You really have come a long way but I think you're still 'stuck' and I really believe your W know she still has you on the rope.
Now that you know she is in contact with OM what are you going to do? What's your game plan now? Are you going to continue more of the same or really let her go?
Let me ask you this - if you turned back time and you went to the time you and W were dating and you found out she was seeing someone else, how would you react? Would you be pining over her? Or would you say I deserve better in my life?
I think you need a strong stance. Sandi advocates for the man to be a MAN. The attractive, independent guy your W knew that wouldn't put up with this sh!t.
You know your W is with OM and you still fill her in on what you're doing? I think it's time for more boundaries and less talk. Don't get me wrong. I think it's great you two can coparent and get along but I don't think there should be any family days. She has chosen another man ... So that cuts you from her life as her husband and as a family unit. The family dynamic has changed.
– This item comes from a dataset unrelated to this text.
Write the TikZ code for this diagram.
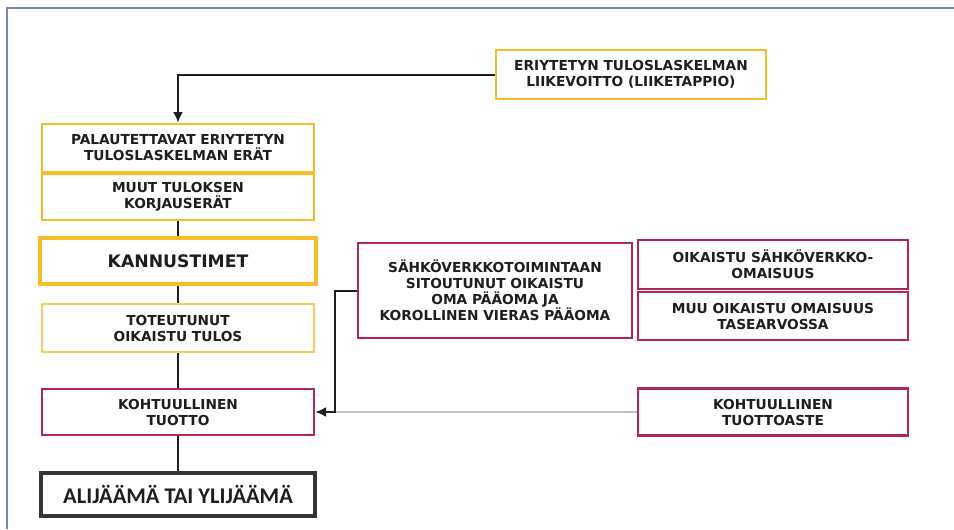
\documentclass[tikz,border=0pt]{standalone}
\usepackage{fontspec}
\setmainfont{DejaVu Sans}
\newfontfamily\calfont{Carlito}
\usetikzlibrary{arrows.meta}
\definecolor{gold}{RGB}{243,190,40}
\definecolor{lightgold}{RGB}{246,206,95}
\definecolor{crim}{RGB}{178,38,90}
\definecolor{frameblue}{RGB}{120,138,165}
\definecolor{ink}{RGB}{30,30,30}

\begin{document}
\begin{tikzpicture}[x=0.75pt,y=-0.75pt,
  every node/.style={rectangle,align=center,inner sep=0pt,text=ink,font=\fontsize{10.3}{12}\selectfont\bfseries},
  ybox/.style={draw=gold,line width=2pt,minimum width=204pt,minimum height=36pt},
  rbox/.style={draw=crim,line width=2pt,minimum width=204pt,minimum height=35pt},
  link/.style={line width=1.5pt,draw=ink},
  arr/.style={link,-{Latex[length=8pt,width=7.5pt]}}]
  \useasboundingbox (0,0) rectangle (954,529);
  \draw[frameblue,line width=1.1pt] (7,529) -- (7,8) -- (954,8);
  % left column
  \node[ybox,minimum width=202.5pt,minimum height=36.75pt] (tulos) at (631,74.5) {ERIYTETYN TULOSLASKELMAN\\LIIKEVOITTO (LIIKETAPPIO)};
  \node[ybox] (palaut) at (178,148) {PALAUTETTAVAT ERIYTETYN\\TULOSLASKELMAN ERÄT};
  \node[ybox,minimum height=34.5pt] (muut) at (178,197) {MUUT TULOKSEN\\KORJAUSERÄT};
  \node[ybox,line width=3pt,minimum width=207pt,minimum height=34.5pt,font=\fontsize{12.9}{15}\selectfont\bfseries] (kannus) at (178,261) {KANNUSTIMET};
  \node[ybox,draw=lightgold] (toteut) at (178,328) {TOTEUTUNUT\\OIKAISTU TULOS};
  \node[rbox,minimum height=34.5pt] (kohtuu) at (178,412) {KOHTUULLINEN\\TUOTTO};
  \node[draw=ink!90,line width=2.8pt,minimum width=205.5pt,minimum height=32.25pt,font=\calfont\bfseries\fontsize{16.8}{18}\selectfont] (alijaama) at (178,494.5) {ALIJÄÄMÄ TAI YLIJÄÄMÄ};
  % right side
  \node[rbox,minimum width=205.5pt,minimum height=71.25pt] (sahko) at (495,290.5) {SÄHKÖVERKKOTOIMINTAAN\\SITOUTUNUT OIKAISTU\\OMA PÄÄOMA JA\\KOROLLINEN VIERAS PÄÄOMA};
  \node[rbox,minimum width=202.5pt,minimum height=36.75pt] (oikomai) at (773,264.5) {OIKAISTU SÄHKÖVERKKO-\\OMAISUUS};
  \node[rbox,minimum width=202.5pt,minimum height=36pt] (muuomai) at (773,316) {MUU OIKAISTU OMAISUUS\\TASEARVOSSA};
  \node[rbox,minimum width=202.5pt,minimum height=35.25pt] (aste) at (773,412) {KOHTUULLINEN\\TUOTTOASTE};
  \coordinate (bend) at (335,412);
  % connectors
  \draw[arr] (tulos.west) -| (palaut.north);
  \draw[link] (muut.south) -- (kannus.north);
  \draw[link] (kannus.south) -- (toteut.north);
  \draw[link] (toteut.south) -- (kohtuu.north);
  \draw[link] (kohtuu.south) -- (alijaama.north);
  \draw[black!25,line width=0.8pt] (aste.west) -- (bend);
  \draw[arr] (sahko.west) -| (bend) -- (kohtuu.east);
\end{tikzpicture}
\end{document}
You don't have to be rude but you can be matter of fact still with a smile on your face and polite. She needs to feel what it's like to lose you because I don't think she feels that right now.
I made all the mistakes and many more. I wanted H to spend time with us as a family. I stupidly asked and got led on but it never happened. I asked knowing he was with someone else. It was stupid. When I stopped asking and stopped giving a you know what he noticed. I wasn't available and I didn't care if he showed up anymore.
I'm sorry for the 2x4s but I say all of this with love. I want you to be successful - whatever he outcome is if it is D this dynamic needs to change regardless.
Let her go. You will be happier I promise. Go out enjoy yourself and stop filling her in. Be mysterious.